LEOTARDS, nipple pasties, and outrageous colours take centre stage in Wendy Sharpe’s Burlesque and Circus.
The exhibition mixes drama, romance, a slice of life lived on the edge, and a liberal sprinkling of naughty bits, in a nod to her beloved burlesque.
“At its best it’s a bit like vaudeville,” Sharpe says.
“It can be beautiful but I prefer it when it’s satirical, funny and out there.”
One of Australia’s most awarded artists, her prize-winning Archibald entry in 1996 was a self portrait showing Sharpe as a burlesque-stye figure in a voluptuous green bra and clinging animal-print tights.
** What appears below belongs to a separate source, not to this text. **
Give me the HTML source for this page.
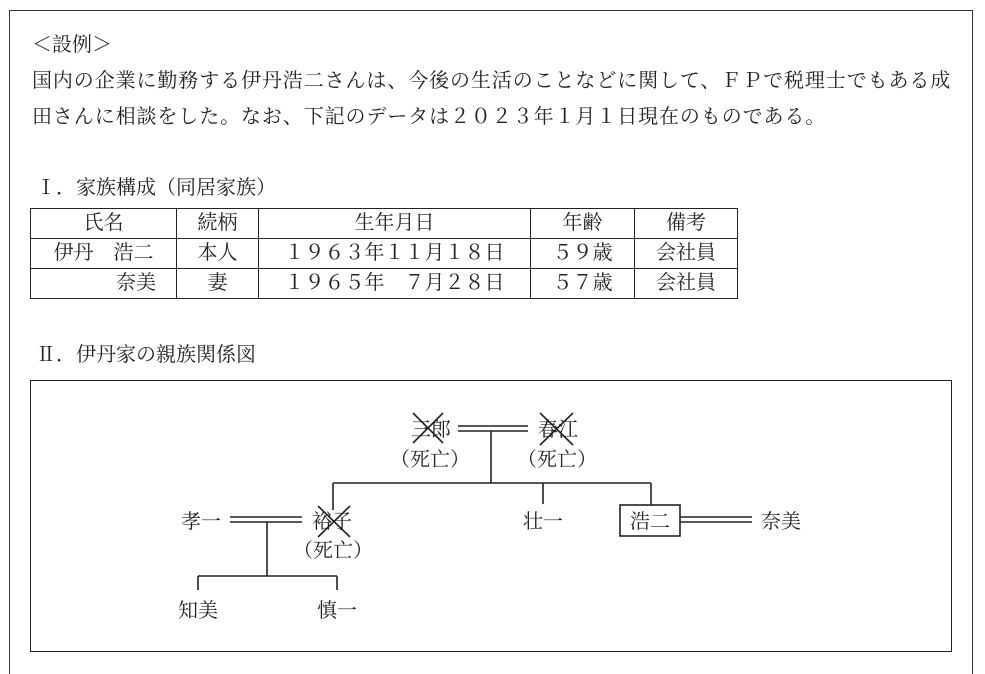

The painting exudes sensuality and depicts a larger than life woman who’s up for a good laugh at herself and anyone else; a theme in many of the works in Burlesque and Circus.
Sharpe says she has a straightforward figurative style, but the stories behind the scenes are more cryptic.
“You are looking and wondering what’s going on,” she tells the Voice.
While many of her subjects are voluptuous, Sharpe discounts the idea she only paints “chunky” people.
“There are thin people in my works and very large people in my works,” she says.
Women are a large part of a burlesque audience and one of the appeals is the mix of body shapes, Sharpe says
“It’s not about a bland standard look…it’s about an exciting and interesting person.”
Along with winning an Archibald, Sharpe has been a finalist six times, and has won the Sulman Prize, two travelling scholarships and the Portia Geach memorial Award.
And she is the first woman since WW II to be appointed official artist for the defence department, being deployed to East Timor with Australia’s peace keeping troops.
Burlesque and Circus is on at Linton and Kay Gallery, St Georges Terrace, Perth until August 20.